If you haven’t already done so—get organized!
Develop good study habits.
Set personal goals.
Maintain balance between academics and relaxation
Considering college after graduation? Academics are crucial! Many students think at this point that they still have lots of time to bring grades up. The reality is you do not. When you apply to a college or trade school you do so the beginning of Senior year. This means that schools will be looking at your cumulative GPA and Rank as of the end of Junior Year!. Your Sophomore grades can make or break where you stand academically at the end of Junior Year.
Keep in mind the following averages needed when deciding whether or not to study or do homework
Penn State Main Campus—92%
Temple University - 86%
LaSalle University - 88%
Even if you are not sure what you want to do after high school you do want to keep as many doors open as possible. Remember your Sophomore grades will be on your transcript and you will almost certainly need this transcript for either entrance into a college or trade school or to get in the Union or get a job.
Also remember that lates and absences are on this transcript. Would you want to hire someone who has missed 10 or 20 days a year and been frequently late?

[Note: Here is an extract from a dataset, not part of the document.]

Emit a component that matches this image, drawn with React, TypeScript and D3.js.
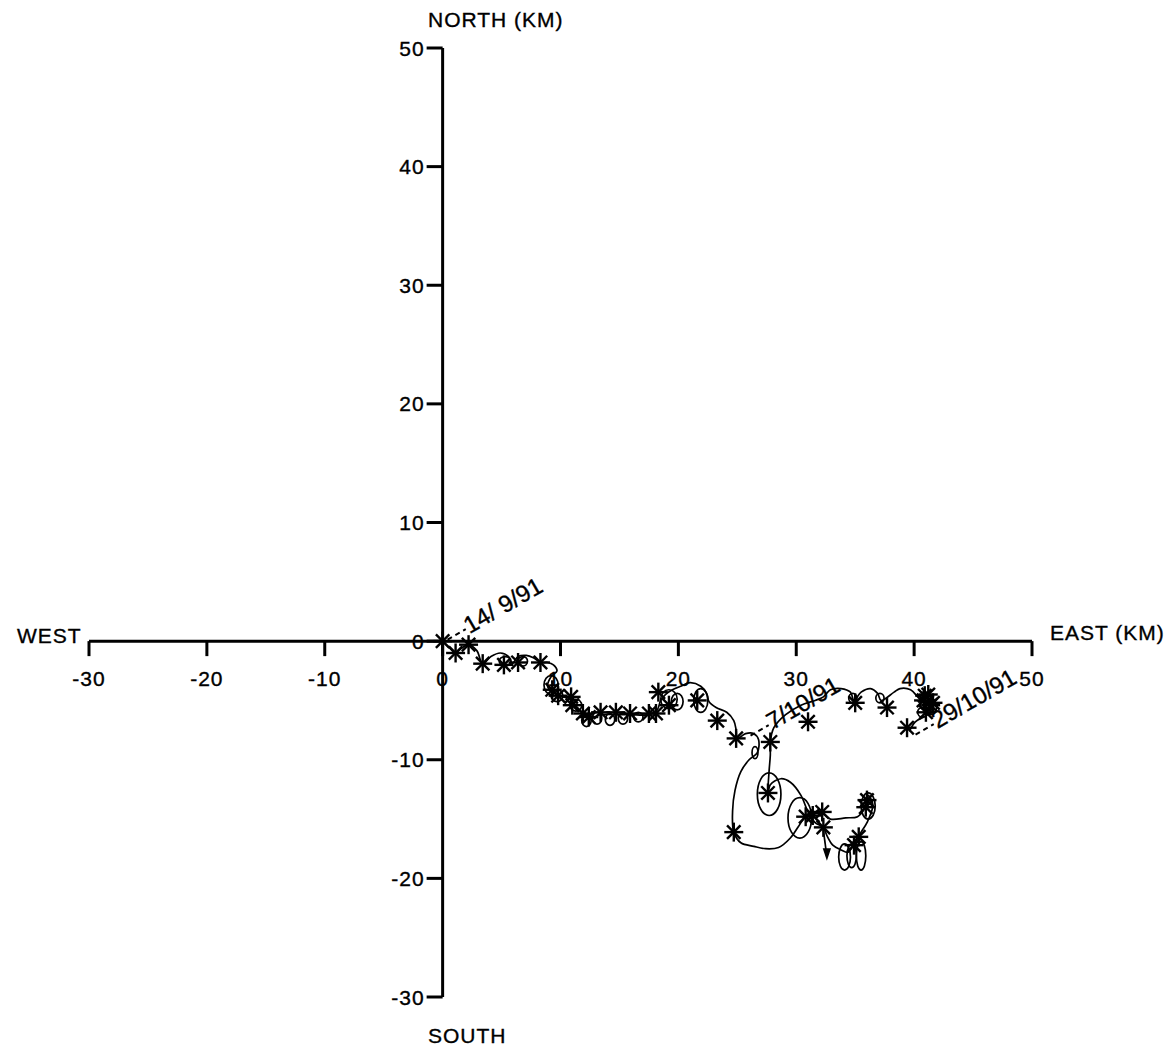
import React from "react";
import * as d3 from "d3";

// ---- data (km east, km north) ----
const xTicks = [-30, -20, -10, 0, 10, 20, 30, 40, 50];
const yTicks = [-30, -20, -10, 0, 10, 20, 30, 40, 50];

// drifter track waypoints
const trackEast = [
  0, 0.6, 1.1, 1.6, 2.2, 2.9, 3.4, 4.1, 4.9, 5.6, 5.9, 6.4, 7.1, 7.7, 8.3, 8.9, 9.4, 9.7, 9.2, 8.9,
  9.3, 10.0, 10.9, 11.3, 11.9, 12.6, 13.4, 14.7, 15.9, 17.5, 18.2, 18.5, 18.9, 19.5, 20.2, 21.0, 21.9, 22.4, 22.6, 23.2,
  24.1, 24.7, 24.9, 25.0, 25.7, 26.4, 26.8, 26.7, 26.0, 25.3, 24.8, 24.6, 24.7, 25.3, 26.4, 27.4, 28.5, 29.5, 30.2, 30.8,
  31.6, 32.3, 32.9, 34.2, 35.2, 35.8, 36.0, 36.1, 36.5, 36.0, 35.5, 35.1, 34.8, 34.4, 33.8, 33.1, 32.6, 32.3, 31.6, 31.0,
  30.4, 29.5, 28.7, 27.8, 27.6, 27.7, 27.8, 27.8, 28.1, 29.1, 30.4, 31.6, 32.3, 32.9, 33.8, 34.6, 34.9, 35.5, 36.3, 36.9,
  37.2, 38.3, 38.8, 39.7, 40.3, 40.8, 41.2, 41.4, 41.0, 40.1, 39.6,
];
const trackNorth = [
  0, -0.6, -1.0, -0.6, -0.3, -0.8, -1.9, -1.3, -1.0, -1.3, -1.9, -1.3, -1.2, -1.4, -1.8, -1.8, -2.0, -2.5, -3.0, -3.8,
  -4.3, -4.6, -4.9, -5.5, -6.1, -6.5, -6.2, -6.2, -6.2, -6.2, -5.8, -5.0, -4.5, -4.1, -3.8, -3.5, -3.8, -4.4, -5.1, -5.6,
  -6.0, -6.7, -7.5, -8.2, -7.8, -7.8, -8.3, -9.4, -10.0, -11.0, -12.6, -14.3, -16.1, -17.0, -17.3, -17.5, -17.4, -16.6, -15.6, -14.8,
  -14.5, -14.6, -15.0, -14.9, -14.8, -14.1, -13.4, -13.0, -13.8, -15.3, -16.1, -16.8, -17.3, -17.8, -17.6, -17.2, -16.4, -15.7, -15.3, -14.4,
  -13.0, -11.9, -11.6, -12.1, -12.8, -10.9, -9.6, -8.5, -7.3, -6.2, -5.4, -5.0, -4.7, -4.1, -4.0, -4.3, -5.0, -4.3, -4.0, -4.4,
  -5.0, -4.3, -4.0, -4.1, -4.7, -5.2, -5.4, -6.0, -6.3, -6.8, -7.6,
];

// inertial loops: centre east, centre north, half-width (km), half-height (km)
const loopEast = [5.3, 6.8, 9.2, 9.7, 11.3, 12.2, 13.1, 14.2, 15.3, 16.6, 19.2, 19.9, 21.9, 26.5, 27.7, 30.3, 36.1, 34.1, 34.7, 35.5, 34.8, 37.1, 41.1, 41.4, 40.7];
const loopNorth = [-1.7, -1.7, -3.7, -4.6, -5.4, -6.7, -6.5, -6.6, -6.5, -6.4, -4.9, -5.1, -5.0, -9.4, -12.9, -14.9, -13.9, -18.2, -18.1, -18.1, -4.8, -4.8, -5.2, -5.6, -6.0];
const loopRx = [0.5, 0.4, 0.6, 0.5, 0.5, 0.4, 0.4, 0.4, 0.4, 0.4, 0.7, 0.5, 0.6, 0.25, 1.0, 1.0, 0.6, 0.5, 0.4, 0.4, 0.35, 0.35, 0.6, 0.5, 0.4];
const loopRy = [0.4, 0.4, 0.8, 0.5, 0.5, 0.5, 0.5, 0.5, 0.5, 0.4, 0.8, 0.7, 1.0, 0.5, 1.8, 1.7, 1.1, 1.1, 1.0, 1.2, 0.4, 0.4, 0.7, 0.6, 0.4];

// daily fixes (asterisks)
const fixEast = [
  0, 1.1, 2.2, 3.4, 5.2, 6.4, 8.3, 9.3, 9.8, 10.9, 11.0, 11.9, 12.4, 13.4, 14.7, 15.9, 17.5, 18.1, 18.3, 19.2, 21.6, 23.3,
  24.9, 24.7, 27.6, 30.8, 31.4, 32.2, 32.3, 35.9, 36.0, 35.3, 34.9, 27.8, 31.0, 35.0, 37.7, 39.4, 40.8, 41.2, 41.4, 41.0, 40.9, 41.6,
];
const fixNorth = [
  0, -1.0, -0.3, -1.9, -2.0, -1.8, -1.8, -4.1, -4.6, -4.7, -5.4, -6.1, -6.4, -6.0, -6.0, -6.1, -6.1, -6.1, -4.3, -5.4, -5.0, -6.7,
  -8.2, -16.1, -12.8, -14.8, -14.7, -14.4, -15.7, -14.0, -13.4, -16.5, -17.2, -8.5, -6.8, -5.2, -5.6, -7.3, -5.0, -4.5, -5.4, -6.0, -4.6, -5.2,
];

// date labels
const dateText = ["14/ 9/91", "7/10/91", "29/10/91"];
const dateEast = [0.2, 25.9, 39.9];
const dateNorth = [0, -8.1, -8.0];

// gap arrow
const arrowEast = [32.3, 32.6];
const arrowNorth = [-15.9, -18.2];

const W = 1168;
const H = 1050;
const FONT = "'Liberation Sans', Arial, Helvetica, sans-serif";

export default function App() {
  const x = d3.scaleLinear().domain([-30, 50]).range([89, 1032]);
  const y = d3.scaleLinear().domain([-30, 50]).range([997, 48]);
  const x0 = x(0);
  const y0 = y(0);

  const trackPts: [number, number][] = trackEast.map((e, i) => [e, trackNorth[i]]);
  const line = d3
    .line<[number, number]>()
    .x((d) => x(d[0]))
    .y((d) => y(d[1]))
    .curve(d3.curveCatmullRom.alpha(0.5));

  const kx = x(1) - x(0);
  const ky = y(0) - y(1);
  const ang = -30;
  const rad = (ang * Math.PI) / 180;

  const star = (cx: number, cy: number, i: number) => {
    const r = 9.5;
    const segs = [0, 45, 90, 135].map((a) => {
      const t = (a * Math.PI) / 180;
      return (
        <line
          key={a}
          x1={cx - r * Math.cos(t)}
          y1={cy - r * Math.sin(t)}
          x2={cx + r * Math.cos(t)}
          y2={cy + r * Math.sin(t)}
        />
      );
    });
    return (
      <g key={i} stroke="#000" strokeWidth={2.4}>
        {segs}
      </g>
    );
  };

  const textStyle = { letterSpacing: "1px" };

  return (
    <svg
      width={W}
      height={H}
      style={{ position: "absolute", left: 0, top: 0, background: "#fff" }}
      fontFamily={FONT}
    >
      <rect width={W} height={H} fill="#fff" />
      {/* axes */}
      <g stroke="#000" strokeWidth={3} fill="none">
        <line x1={x(-30)} x2={x(50)} y1={y0} y2={y0} />
        <line x1={x0} x2={x0} y1={y(50)} y2={y(-30)} />
        {xTicks.map((t) => (
          <line key={"xt" + t} x1={x(t)} x2={x(t)} y1={y0} y2={y0 + 15} />
        ))}
        {yTicks.map((t) => (
          <line key={"yt" + t} x1={x0} x2={x0 - 16} y1={y(t)} y2={y(t)} />
        ))}
      </g>
      <g fontSize={21} fill="#000" stroke="#000" strokeWidth={0.35} style={textStyle}>
        {xTicks.map((t) => (
          <text key={"xl" + t} x={x(t)} y={y0 + 45} textAnchor="middle">
            {t}
          </text>
        ))}
        {yTicks.map((t) => (
          <text key={"yl" + t} x={x0 - 18} y={y(t) + 7.5} textAnchor="end">
            {t}
          </text>
        ))}
        <text x={428} y={27}>NORTH (KM)</text>
        <text x={428} y={1043}>SOUTH</text>
        <text x={17} y={643}>WEST</text>
        <text x={1050} y={640}>EAST (KM)</text>
      </g>

      {/* track */}
      <path d={line(trackPts) || ""} fill="none" stroke="#000" strokeWidth={1.7} />
      <g fill="none" stroke="#000" strokeWidth={1.7}>
        {loopEast.map((e, i) => (
          <ellipse key={"lp" + i} cx={x(e)} cy={y(loopNorth[i])} rx={loopRx[i] * kx} ry={loopRy[i] * ky} />
        ))}
      </g>
      {/* gap arrow */}
      <g stroke="#000" strokeWidth={1.7}>
        <line x1={x(arrowEast[0])} y1={y(arrowNorth[0])} x2={x(arrowEast[1])} y2={y(arrowNorth[1])} />
        <path
          d={`M${x(arrowEast[1]) - 3},${y(arrowNorth[1]) - 8} L${x(arrowEast[1]) + 3},${y(arrowNorth[1]) - 8} L${x(arrowEast[1])},${y(arrowNorth[1]) + 1} Z`}
          fill="#000"
        />
      </g>

      {/* daily fixes */}
      {fixEast.map((e, i) => star(x(e), y(fixNorth[i]), i))}

      {/* date labels */}
      {dateText.map((s, i) => {
        const ax = x(dateEast[i]);
        const ay = y(dateNorth[i]);
        const lx1 = ax + 3 * Math.cos(rad);
        const ly1 = ay + 3 * Math.sin(rad);
        const lx2 = ax + 24 * Math.cos(rad);
        const ly2 = ay + 24 * Math.sin(rad);
        const tx = ax + 26 * Math.cos(rad) + 2;
        const ty = ay + 26 * Math.sin(rad) + 6;
        return (
          <g key={"d" + i}>
            <line x1={lx1} y1={ly1} x2={lx2} y2={ly2} stroke="#000" strokeWidth={2} strokeDasharray="5,4" />
            <text
              x={tx}
              y={ty}
              fontSize={24}
              transform={`rotate(${ang},${tx},${ty})`}
              fill="#000"
              stroke="#000"
              strokeWidth={0.35}
            >
              {s}
            </text>
          </g>
        );
      })}
    </svg>
  );
}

Prepare for standardized tests. You will take the PSAT in October. Review and use the results when they are returned to you. The results will include all of the questions, what the correct answer is and what your answer was. You will be given the test booklet back as well so you can refer to the actual questions. The results also include your specific strengths and weaknesses Use these results to prepare for next year’s PSAT and SAT’s. You will take both Junior Year!

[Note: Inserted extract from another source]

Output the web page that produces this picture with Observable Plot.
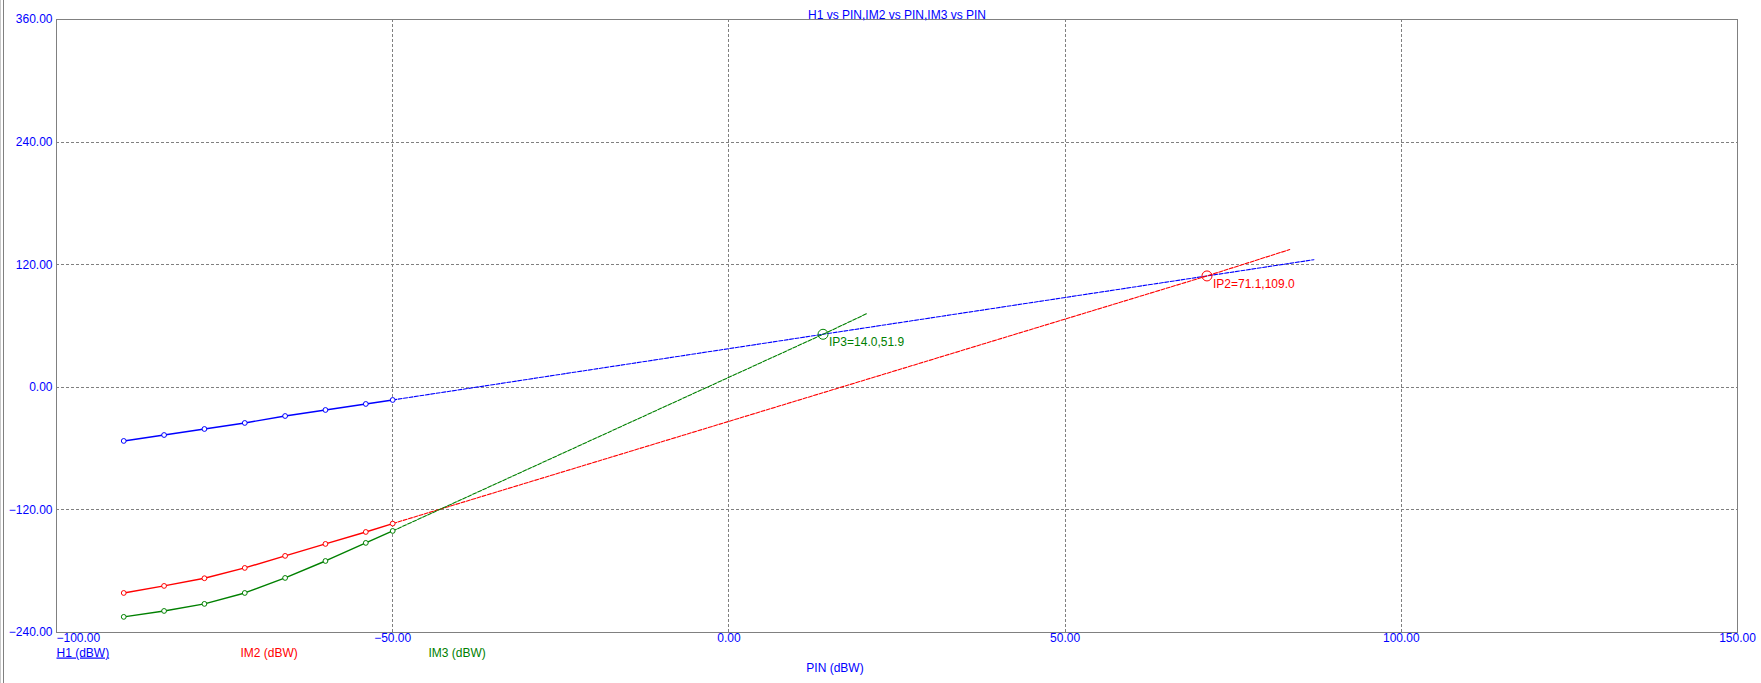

Keep in mind the following when deciding whether or not to prepare:
Average SAT score for Critical Reading and Math (does NOT include writing)
Penn State University Main Campus - 1210
Temple University— 1050
(Consult the Collegeboard.com website or the College Handbook for other averages for SAT admission.)
Participate in school & community activities. If you have a particular career interest consider looking for a job or volunteer work relative to this area.
Be careful when selecting courses! Certain courses will help you achieve certain goals. For example most
colleges recommend at least 2 years of a foreign language; more competitive schools 3 or 4, and four years of science and math. If you want to major in Business many colleges (i.e. Penn State) require Trigonometry. Review your choices with your parents and counselor.